(BRIEF) Reproduce the records. Keep every word exact and include no images.

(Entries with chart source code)
━━━━━━━━━━━━━━━━━━━━

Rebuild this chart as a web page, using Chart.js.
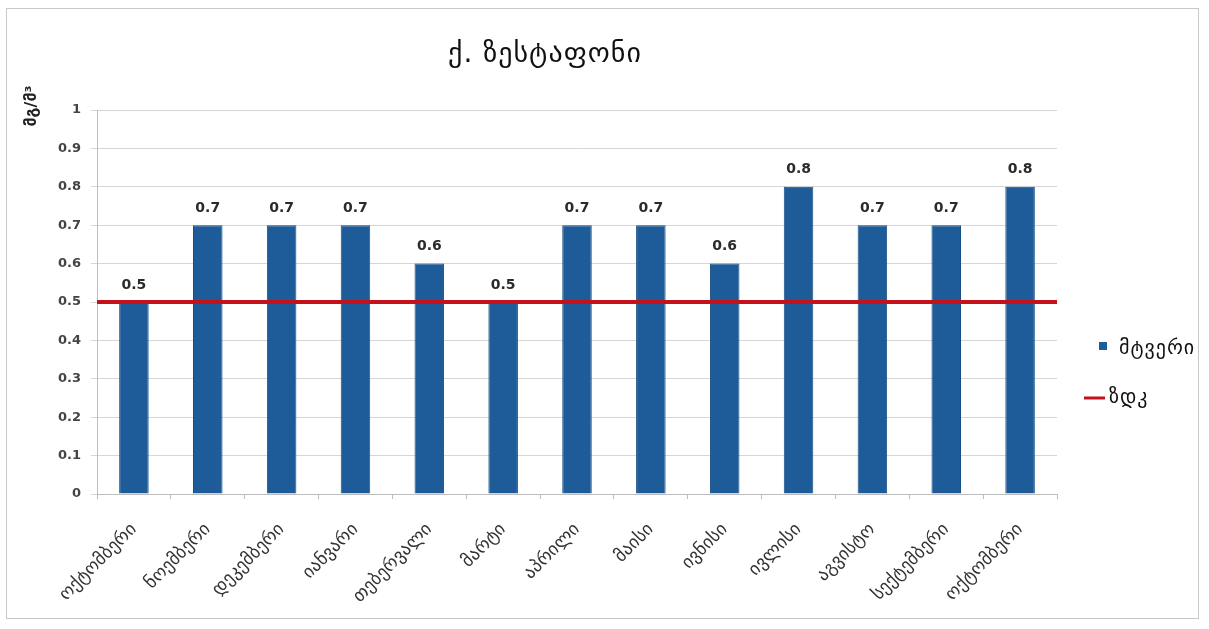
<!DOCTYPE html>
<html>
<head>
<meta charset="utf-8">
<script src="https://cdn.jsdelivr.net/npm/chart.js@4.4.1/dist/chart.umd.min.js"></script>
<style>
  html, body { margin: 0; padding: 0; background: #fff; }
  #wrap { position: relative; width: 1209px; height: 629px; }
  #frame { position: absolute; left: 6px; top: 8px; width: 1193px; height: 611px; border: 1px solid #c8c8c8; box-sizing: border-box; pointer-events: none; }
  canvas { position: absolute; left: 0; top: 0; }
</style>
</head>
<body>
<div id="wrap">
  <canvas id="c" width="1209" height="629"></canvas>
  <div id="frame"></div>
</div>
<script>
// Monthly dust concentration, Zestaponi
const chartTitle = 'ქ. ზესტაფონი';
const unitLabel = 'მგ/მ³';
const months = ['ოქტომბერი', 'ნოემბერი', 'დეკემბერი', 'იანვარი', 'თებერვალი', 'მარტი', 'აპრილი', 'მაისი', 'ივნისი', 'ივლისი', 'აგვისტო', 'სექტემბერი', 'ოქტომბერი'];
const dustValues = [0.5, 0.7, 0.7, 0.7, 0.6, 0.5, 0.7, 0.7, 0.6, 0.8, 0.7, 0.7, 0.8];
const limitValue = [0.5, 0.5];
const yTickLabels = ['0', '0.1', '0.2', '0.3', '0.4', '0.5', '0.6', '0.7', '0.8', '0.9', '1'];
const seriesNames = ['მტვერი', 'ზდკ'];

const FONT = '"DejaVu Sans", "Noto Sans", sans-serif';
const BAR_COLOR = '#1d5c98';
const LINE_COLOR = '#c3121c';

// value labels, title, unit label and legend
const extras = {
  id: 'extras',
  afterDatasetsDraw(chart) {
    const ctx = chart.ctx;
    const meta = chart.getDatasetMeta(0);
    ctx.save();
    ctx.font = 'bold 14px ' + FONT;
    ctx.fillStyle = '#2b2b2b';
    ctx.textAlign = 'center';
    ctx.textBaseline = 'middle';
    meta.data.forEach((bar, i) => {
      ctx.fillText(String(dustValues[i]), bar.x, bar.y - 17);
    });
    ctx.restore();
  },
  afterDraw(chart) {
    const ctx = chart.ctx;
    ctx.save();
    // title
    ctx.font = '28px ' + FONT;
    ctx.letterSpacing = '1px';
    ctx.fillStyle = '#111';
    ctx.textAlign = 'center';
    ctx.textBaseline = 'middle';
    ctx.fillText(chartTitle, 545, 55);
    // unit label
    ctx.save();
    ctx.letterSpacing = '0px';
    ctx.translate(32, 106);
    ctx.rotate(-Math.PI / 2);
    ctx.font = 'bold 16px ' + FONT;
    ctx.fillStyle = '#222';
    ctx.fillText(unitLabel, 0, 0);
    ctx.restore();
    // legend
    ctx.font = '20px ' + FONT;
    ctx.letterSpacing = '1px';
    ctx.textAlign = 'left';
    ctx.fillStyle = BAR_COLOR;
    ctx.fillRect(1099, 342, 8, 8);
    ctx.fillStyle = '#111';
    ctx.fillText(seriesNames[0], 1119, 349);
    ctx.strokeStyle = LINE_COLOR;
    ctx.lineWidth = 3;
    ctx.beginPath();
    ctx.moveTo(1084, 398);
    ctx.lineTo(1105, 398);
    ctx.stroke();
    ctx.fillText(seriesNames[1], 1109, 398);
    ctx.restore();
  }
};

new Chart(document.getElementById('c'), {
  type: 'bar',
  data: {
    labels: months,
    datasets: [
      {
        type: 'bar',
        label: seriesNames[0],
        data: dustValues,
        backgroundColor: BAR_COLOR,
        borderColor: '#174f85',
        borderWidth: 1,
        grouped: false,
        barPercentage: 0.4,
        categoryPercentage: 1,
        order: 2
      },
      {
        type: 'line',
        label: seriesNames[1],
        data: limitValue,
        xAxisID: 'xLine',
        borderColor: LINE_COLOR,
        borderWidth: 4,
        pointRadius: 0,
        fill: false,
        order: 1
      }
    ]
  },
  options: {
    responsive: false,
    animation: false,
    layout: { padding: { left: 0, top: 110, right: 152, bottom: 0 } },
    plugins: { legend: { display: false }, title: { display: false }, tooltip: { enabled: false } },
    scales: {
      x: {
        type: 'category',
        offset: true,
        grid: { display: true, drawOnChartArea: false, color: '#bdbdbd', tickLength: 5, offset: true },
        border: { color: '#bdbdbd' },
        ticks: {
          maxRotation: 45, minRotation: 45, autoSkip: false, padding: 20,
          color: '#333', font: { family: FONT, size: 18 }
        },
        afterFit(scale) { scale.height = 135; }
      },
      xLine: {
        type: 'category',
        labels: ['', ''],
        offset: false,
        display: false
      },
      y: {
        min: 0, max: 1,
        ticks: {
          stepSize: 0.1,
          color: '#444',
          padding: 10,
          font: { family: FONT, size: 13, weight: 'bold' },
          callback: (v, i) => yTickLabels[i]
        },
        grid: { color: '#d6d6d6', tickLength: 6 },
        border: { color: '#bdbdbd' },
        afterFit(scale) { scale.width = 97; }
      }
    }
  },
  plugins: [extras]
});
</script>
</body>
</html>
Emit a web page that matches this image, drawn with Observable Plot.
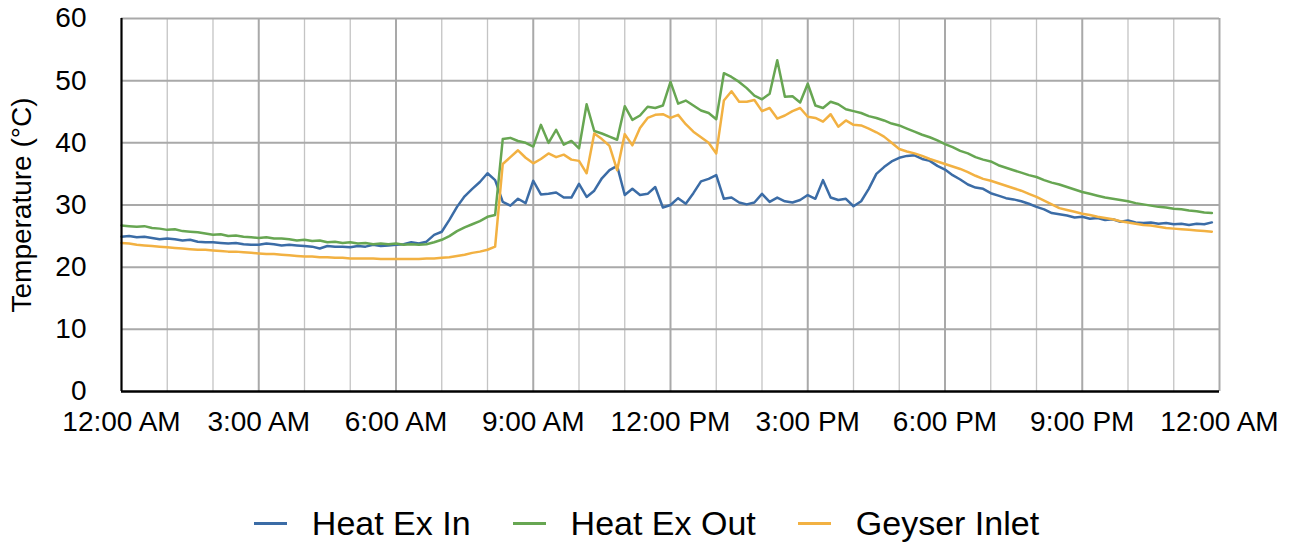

━━━━━━━━━━━━━━━━━━━━

(CORRECT OUTPUT)
Rebuild this chart as a web page, using Chart.js.
<!DOCTYPE html>
<html>
<head>
<meta charset="utf-8">
<script src="https://cdn.jsdelivr.net/npm/chart.js@4.4.1/dist/chart.umd.min.js"></script>
<style>
  html, body { margin: 0; padding: 0; background: #fff; }
  #wrap { position: relative; width: 1209px; height: 629px; }
  #frame { position: absolute; left: 6px; top: 8px; width: 1193px; height: 611px; border: 1px solid #c8c8c8; box-sizing: border-box; pointer-events: none; }
  canvas { position: absolute; left: 0; top: 0; }
</style>
</head>
<body>
<div id="wrap">
  <canvas id="c" width="1209" height="629"></canvas>
  <div id="frame"></div>
</div>
<script>
// Monthly dust concentration, Zestaponi
const chartTitle = 'ქ. ზესტაფონი';
const unitLabel = 'მგ/მ³';
const months = ['ოქტომბერი', 'ნოემბერი', 'დეკემბერი', 'იანვარი', 'თებერვალი', 'მარტი', 'აპრილი', 'მაისი', 'ივნისი', 'ივლისი', 'აგვისტო', 'სექტემბერი', 'ოქტომბერი'];
const dustValues = [0.5, 0.7, 0.7, 0.7, 0.6, 0.5, 0.7, 0.7, 0.6, 0.8, 0.7, 0.7, 0.8];
const limitValue = [0.5, 0.5];
const yTickLabels = ['0', '0.1', '0.2', '0.3', '0.4', '0.5', '0.6', '0.7', '0.8', '0.9', '1'];
const seriesNames = ['მტვერი', 'ზდკ'];

const FONT = '"DejaVu Sans", "Noto Sans", sans-serif';
const BAR_COLOR = '#1d5c98';
const LINE_COLOR = '#c3121c';

// value labels, title, unit label and legend
const extras = {
  id: 'extras',
  afterDatasetsDraw(chart) {
    const ctx = chart.ctx;
    const meta = chart.getDatasetMeta(0);
    ctx.save();
    ctx.font = 'bold 14px ' + FONT;
    ctx.fillStyle = '#2b2b2b';
    ctx.textAlign = 'center';
    ctx.textBaseline = 'middle';
    meta.data.forEach((bar, i) => {
      ctx.fillText(String(dustValues[i]), bar.x, bar.y - 17);
    });
    ctx.restore();
  },
  afterDraw(chart) {
    const ctx = chart.ctx;
    ctx.save();
    // title
    ctx.font = '28px ' + FONT;
    ctx.letterSpacing = '1px';
    ctx.fillStyle = '#111';
    ctx.textAlign = 'center';
    ctx.textBaseline = 'middle';
    ctx.fillText(chartTitle, 545, 55);
    // unit label
    ctx.save();
    ctx.letterSpacing = '0px';
    ctx.translate(32, 106);
    ctx.rotate(-Math.PI / 2);
    ctx.font = 'bold 16px ' + FONT;
    ctx.fillStyle = '#222';
    ctx.fillText(unitLabel, 0, 0);
    ctx.restore();
    // legend
    ctx.font = '20px ' + FONT;
    ctx.letterSpacing = '1px';
    ctx.textAlign = 'left';
    ctx.fillStyle = BAR_COLOR;
    ctx.fillRect(1099, 342, 8, 8);
    ctx.fillStyle = '#111';
    ctx.fillText(seriesNames[0], 1119, 349);
    ctx.strokeStyle = LINE_COLOR;
    ctx.lineWidth = 3;
    ctx.beginPath();
    ctx.moveTo(1084, 398);
    ctx.lineTo(1105, 398);
    ctx.stroke();
    ctx.fillText(seriesNames[1], 1109, 398);
    ctx.restore();
  }
};

new Chart(document.getElementById('c'), {
  type: 'bar',
  data: {
    labels: months,
    datasets: [
      {
        type: 'bar',
        label: seriesNames[0],
        data: dustValues,
        backgroundColor: BAR_COLOR,
        borderColor: '#174f85',
        borderWidth: 1,
        grouped: false,
        barPercentage: 0.4,
        categoryPercentage: 1,
        order: 2
      },
      {
        type: 'line',
        label: seriesNames[1],
        data: limitValue,
        xAxisID: 'xLine',
        borderColor: LINE_COLOR,
        borderWidth: 4,
        pointRadius: 0,
        fill: false,
        order: 1
      }
    ]
  },
  options: {
    responsive: false,
    animation: false,
    layout: { padding: { left: 0, top: 110, right: 152, bottom: 0 } },
    plugins: { legend: { display: false }, title: { display: false }, tooltip: { enabled: false } },
    scales: {
      x: {
        type: 'category',
        offset: true,
        grid: { display: true, drawOnChartArea: false, color: '#bdbdbd', tickLength: 5, offset: true },
        border: { color: '#bdbdbd' },
        ticks: {
          maxRotation: 45, minRotation: 45, autoSkip: false, padding: 20,
          color: '#333', font: { family: FONT, size: 18 }
        },
        afterFit(scale) { scale.height = 135; }
      },
      xLine: {
        type: 'category',
        labels: ['', ''],
        offset: false,
        display: false
      },
      y: {
        min: 0, max: 1,
        ticks: {
          stepSize: 0.1,
          color: '#444',
          padding: 10,
          font: { family: FONT, size: 13, weight: 'bold' },
          callback: (v, i) => yTickLabels[i]
        },
        grid: { color: '#d6d6d6', tickLength: 6 },
        border: { color: '#bdbdbd' },
        afterFit(scale) { scale.width = 97; }
      }
    }
  },
  plugins: [extras]
});
</script>
</body>
</html>
Emit a web page that matches this image, drawn with Observable Plot.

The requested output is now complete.